Николай Николаевич рассказывал мне об английских акварелях, он сам писал этюды. Он обладал несомненным обаянием «уходящей натуры», в его глазах светились решительность и отчаяние одновременно.
Потом Изабелла Георгиевна тяжело заболела и в 1963 году умерла, прожив вместе с сестрой всего несколько лет. Раневская похоронила ее на Донском кладбище, сама выбрала камень из лабрадора и написала на нем: «Изабелла Георгиевна Аллен. Моей дорогой сестре».
Трудно складывались отношения Фаины Георгиевны и моей мамы, относившейся с великим уважением к таланту Раневской, масштабу ее личности. Мама боялась одного — характера Фаины Георгиевны.
Когда в жизни и творчестве Раневской наступали критические моменты — она много раз меняла театры, уходила от Завадского и возвращалась к нему вновь, — Ирина Вульф становилась защитницей интересов и Раневской, и Театра имени Моссовета, стремясь смягчить конфликт и всячески способствуя примирению и возвращению Раневской в труппу.

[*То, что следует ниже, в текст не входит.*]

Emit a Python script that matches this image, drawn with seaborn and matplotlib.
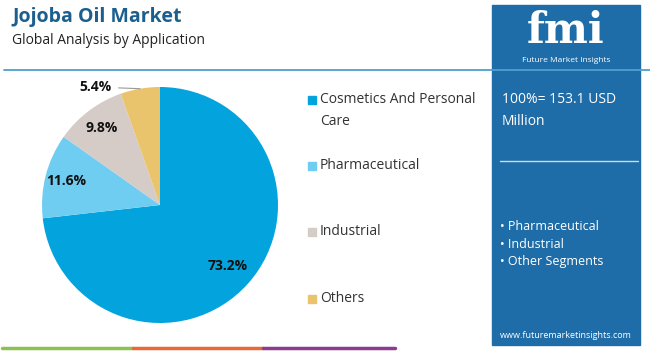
import numpy as np
import seaborn as sns
import matplotlib.pyplot as plt
from matplotlib.patches import Rectangle

# Daten
categories = ["Cosmetics And Personal\nCare", "Pharmaceutical", "Industrial", "Others"]
shares = [73.2, 11.6, 9.8, 5.4]
colors = ["#03a3dd", "#70cdf2", "#d5cbc7", "#e9c46d"]
label_dist = [0.77, 0.82, 0.82, 1.14]
total_text = "100%= 153.1 USD\nMillion"
segments = ["Pharmaceutical", "Industrial", "Other Segments"]

sns.set_theme(style="white")
plt.rcParams['font.family'] = ['Open Sans', 'DejaVu Sans']

W, H = 650, 351
fig = plt.figure(figsize=(W / 100, H / 100), dpi=100)
fig.patch.set_facecolor("white")

def fx(x):
    return x / W

def fy(y):
    return 1 - y / H

# Titel
fig.text(fx(12), fy(17), "Jojoba Oil Market", fontsize=14, fontweight="bold",
         color="#1b5f8f", va="center", ha="left")
fig.text(fx(12), fy(40), "Global Analysis by Application", fontsize=10,
         color="#222222", va="center", ha="left")
fig.add_artist(plt.Line2D([fx(4), fx(650)], [fy(70), fy(70)], color="#4f9fd0", lw=1.3))

# Farbige Linien unten
for x0, x1, c in [(2, 133, "#8cc152"), (133, 263, "#e8683a"), (263, 395, "#8e3b8e")]:
    fig.add_artist(plt.Line2D([fx(x0), fx(x1)], [fy(348), fy(348)], color=c, lw=2.5))

# Pie
r = 118
cx, cy = 160, 205
ax = fig.add_axes([fx(cx - r), fy(cy + r), 2 * r / W, 2 * r / H])
wedges, _ = ax.pie(shares, colors=colors, startangle=90, counterclock=False,
                   wedgeprops=dict(linewidth=0))
ax.set_aspect("auto")
ax.set_xlim(-1, 1)
ax.set_ylim(-1, 1)

for w, val, d in zip(wedges, shares, label_dist):
    ang = np.deg2rad((w.theta1 + w.theta2) / 2)
    x, y = d * np.cos(ang), d * np.sin(ang)
    if d > 1:
        # kleines Segment: Label aussen mit Hinweislinie
        ax.annotate(f"{val}%", xy=(np.cos(ang), np.sin(ang)), xytext=(-0.55, 1.0),
                    fontsize=10, fontweight="bold", color="#111111",
                    ha="center", va="center",
                    arrowprops=dict(arrowstyle="-", color="#9a9a9a", lw=0.8,
                                    shrinkA=3, shrinkB=0),
                    annotation_clip=False)
    else:
        ax.text(x, y, f"{val}%", fontsize=10, fontweight="bold", color="#111111",
                ha="center", va="center")

# Legende
leg_y = [100, 166, 232, 299]
for cat, c, y in zip(categories, colors, leg_y):
    fig.add_artist(Rectangle((fx(308), fy(y + 4)), 8 / W, 8 / H, color=c,
                             transform=fig.transFigure))
    fig.text(fx(320), fy(y - 8), cat, fontsize=10, color="#333333", va="top",
             ha="left", linespacing=1.6)

# Rechtes Panel
panel = "#1f6da8"
fig.add_artist(Rectangle((fx(492), fy(345)), 148 / W, 340 / H, color=panel,
                         transform=fig.transFigure))
fig.text(fx(566), fy(31), "fmi", fontsize=30, fontweight="bold", color="white",
         ha="center", va="center", family=["DejaVu Serif"])
fig.text(fx(566), fy(61), "Future Market Insights", fontsize=6, color="white",
         ha="center", va="center")
fig.text(fx(502), fy(92), total_text, fontsize=10, color="white", va="top",
         ha="left", linespacing=1.6)
fig.add_artist(plt.Line2D([fx(500), fx(638)], [fy(161), fy(161)], color="#c9dcea", lw=1))
for i, s in enumerate(segments):
    fig.text(fx(500), fy(227 + 17.5 * i), "• " + s, fontsize=9, color="white",
             va="center", ha="left")
fig.text(fx(566), fy(335), "www.futuremarketinsights.com", fontsize=6.5,
         color="white", ha="center", va="center")

fig.savefig("out.png", dpi=100)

В начале 60-х годов у Завадского в Театре Моссовета появился новый директор — Михаил Семенович Никонов.
Завадский говорил про него: «Никонов — это фетиш: театру, где Михаил Семенович, сопутствует успех, удача. Теперь у нас будет „Кунктатор“ — свой римский полководец, взвешивающий все возможные и невозможные шансы».
От своего медлительного римского прототипа Никонов отличался сокрушающей настойчивостью — он подчинял всех импульсу художника и открывал дорогу творческому замыслу.

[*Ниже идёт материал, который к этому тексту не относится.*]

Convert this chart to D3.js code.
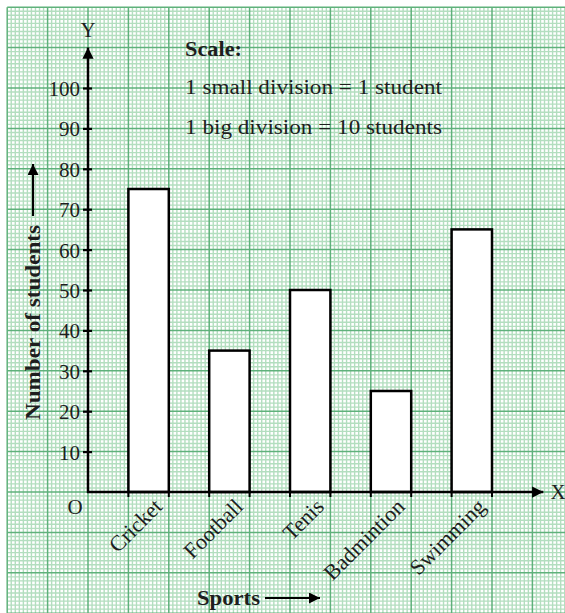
<!DOCTYPE html>
<html>
<head>
<meta charset="utf-8">
<script src="https://cdn.jsdelivr.net/npm/d3@7"></script>
<style>
html,body{margin:0;padding:0;background:#fff;}
svg{display:block;}
text{font-family:"Liberation Serif","Times New Roman",serif;fill:#1e1e1e;}
</style>
</head>
<body>
<svg id="chart" width="565" height="613"></svg>
<script>
const categories = ["Cricket", "Football", "Tenis", "Badmintion", "Swimming"];
const students = [75, 35, 50, 25, 65];
const yTicks = [10, 20, 30, 40, 50, 60, 70, 80, 90, 100];
const scaleLines = ["1 small division = 1 student", "1 big division = 10 students"];

const W = 565, H = 613;
const svg = d3.select("#chart");

// Scales: 1 student = one small division
const y = d3.scaleLinear().domain([0, 100]).range([492, 88]);
const unit = (y(0) - y(100)) / 100;
const gx = d3.scaleLinear().domain([0, 100]).range([88, 88 + 100 * unit]);
const x = d3.scaleBand().domain(categories)
  .range([gx(10), gx(100)]).paddingInner(0.5).paddingOuter(0);

// graph paper
const gridLeft = gx(-20), gridTop = y(120);
const xMinU = -20, xMaxU = Math.ceil(gx.invert(W));
const yMinU = Math.floor(y.invert(H)), yMaxU = 120;
const paper = svg.append("g");
const minorX = d3.range(xMinU, xMaxU + 1).filter(v => v % 10 !== 0);
const minorY = d3.range(yMinU, yMaxU + 1).filter(v => v % 10 !== 0);
paper.selectAll("line.mx").data(minorX).join("line")
  .attr("x1", d => gx(d)).attr("x2", d => gx(d)).attr("y1", gridTop).attr("y2", H)
  .attr("stroke", "#b3debf").attr("stroke-width", 1.4);
paper.selectAll("line.my").data(minorY).join("line")
  .attr("y1", d => y(d)).attr("y2", d => y(d)).attr("x1", gridLeft).attr("x2", W)
  .attr("stroke", "#b3debf").attr("stroke-width", 1.4);
const majorX = d3.range(xMinU, xMaxU + 1).filter(v => v % 10 === 0);
const majorY = d3.range(yMinU, yMaxU + 1).filter(v => v % 10 === 0);
paper.selectAll("line.Mx").data(majorX).join("line")
  .attr("x1", d => gx(d)).attr("x2", d => gx(d)).attr("y1", gridTop).attr("y2", H)
  .attr("stroke", "#5fb17b").attr("stroke-width", 1.5);
paper.selectAll("line.My").data(majorY).join("line")
  .attr("y1", d => y(d)).attr("y2", d => y(d)).attr("x1", gridLeft).attr("x2", W)
  .attr("stroke", "#5fb17b").attr("stroke-width", 1.5);

// arrow markers
const defs = svg.append("defs");
defs.append("marker").attr("id", "arr").attr("viewBox", "0 0 10 10")
  .attr("refX", 10).attr("refY", 5).attr("markerWidth", 6.5).attr("markerHeight", 4.5)
  .attr("markerUnits", "strokeWidth").attr("orient", "auto")
  .append("path").attr("d", "M0,0 L10,5 L0,10 z").attr("fill", "#000");
defs.append("marker").attr("id", "arr2").attr("viewBox", "0 0 10 10")
  .attr("refX", 10).attr("refY", 5).attr("markerWidth", 8.5).attr("markerHeight", 5)
  .attr("markerUnits", "strokeWidth").attr("orient", "auto")
  .append("path").attr("d", "M0,0 L10,5 L0,10 z").attr("fill", "#000");

// bars
svg.selectAll("rect.bar").data(categories).join("rect")
  .attr("x", d => x(d)).attr("width", x.bandwidth())
  .attr("y", (d, i) => y(students[i])).attr("height", (d, i) => y(0) - y(students[i]))
  .attr("fill", "#fff").attr("stroke", "#000").attr("stroke-width", 2.5);

// y-axis with ticks
const yAxis = d3.axisLeft(y).tickValues(yTicks).tickSize(0).tickPadding(0);
const ya = svg.append("g").attr("transform", `translate(${gx(0)},0)`).call(yAxis);
ya.select(".domain").remove();
ya.selectAll(".tick line").attr("x1", -5).attr("x2", 4).attr("stroke", "#000").attr("stroke-width", 2.2);
ya.selectAll(".tick text").attr("x", -8).attr("dy", "0.36em")
  .style("font-size", "21px").style("font-family", "Liberation Serif, serif").attr("fill", "#1e1e1e");

svg.append("line").attr("x1", gx(0)).attr("x2", gx(0)).attr("y1", y(0) + 1).attr("y2", y(110))
  .attr("stroke", "#000").attr("stroke-width", 2.5).attr("marker-end", "url(#arr)");

// x-axis
const xAxis = d3.axisBottom(x).tickSize(0).tickFormat("");
const xa = svg.append("g").attr("transform", `translate(0,${y(0)})`).call(xAxis);
xa.select(".domain").remove();
svg.append("line").attr("x1", gx(0) - 1).attr("x2", gx(112.7)).attr("y1", y(0)).attr("y2", y(0))
  .attr("stroke", "#000").attr("stroke-width", 2.5).attr("marker-end", "url(#arr)");
// small edge ticks below axis
const edges = categories.flatMap(c => [x(c), x(c) + x.bandwidth()]);
svg.selectAll("line.et").data(edges).join("line")
  .attr("x1", d => d).attr("x2", d => d).attr("y1", y(0)).attr("y2", y(0) + 5)
  .attr("stroke", "#000").attr("stroke-width", 2);

// category labels
svg.selectAll("text.cat").data(categories).join("text")
  .attr("transform", d => `translate(${x(d) + x.bandwidth() / 2 + 15},${y(0) + 16}) rotate(-45)`)
  .attr("text-anchor", "end").style("font-size", "22px").text(d => d);

// axis letters
svg.append("text").attr("x", gx(0)).attr("y", 37).attr("text-anchor", "middle").style("font-size", "21px").text("Y");
svg.append("text").attr("x", gx(113) + 6).attr("y", y(0) + 7).attr("text-anchor", "start").style("font-size", "21px").text("X");
svg.append("text").attr("x", gx(0) - 13).attr("y", y(0) + 22).attr("text-anchor", "middle").style("font-size", "21px").text("O");

// axis titles
svg.append("text").attr("transform", "translate(40,420) rotate(-90)")
  .attr("text-anchor", "start").style("font-size", "21px").style("font-weight", "bold")
  .attr("textLength", 195).attr("lengthAdjust", "spacingAndGlyphs").text("Number of students");
svg.append("line").attr("x1", 33).attr("x2", 33).attr("y1", 216).attr("y2", 164)
  .attr("stroke", "#000").attr("stroke-width", 2.2).attr("marker-end", "url(#arr2)");

svg.append("text").attr("x", 197).attr("y", 605)
  .style("font-size", "21px").style("font-weight", "bold")
  .attr("textLength", 63).attr("lengthAdjust", "spacingAndGlyphs").text("Sports");
svg.append("line").attr("x1", 265).attr("x2", 320).attr("y1", 598).attr("y2", 598)
  .attr("stroke", "#000").attr("stroke-width", 2.2).attr("marker-end", "url(#arr2)");

// scale box text
svg.append("text").attr("x", 185).attr("y", 56).style("font-size", "20px").style("font-weight", "bold")
  .attr("textLength", 57).attr("lengthAdjust", "spacingAndGlyphs").text("Scale:");
svg.selectAll("text.sc").data(scaleLines).join("text")
  .attr("x", 185).attr("y", (d, i) => 94 + i * 40).style("font-size", "20px")
  .attr("textLength", 257).attr("lengthAdjust", "spacingAndGlyphs").text(d => d);
</script>
</body>
</html>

Фетиш Никонова был создан его собственными силами.
В музее Всеволода Мейерхольда в Пензе хранится письмо, написанное после ареста Мейерхольда, в котором общественность театра, дирекция ручаются за своего художественного руководителя, ходатайствуют о его скорейшем освобождении, выражают решительную солидарность с творческой позицией мастера. Письмо поражает уверенностью, мужеством и смелостью тона. Рядом с датой написания — 1937 год — стоит, наряду с другими, подпись «директор театра М. С. Никонов».
Я видел это письмо недавно, когда строил Дом молодежи в Пензе.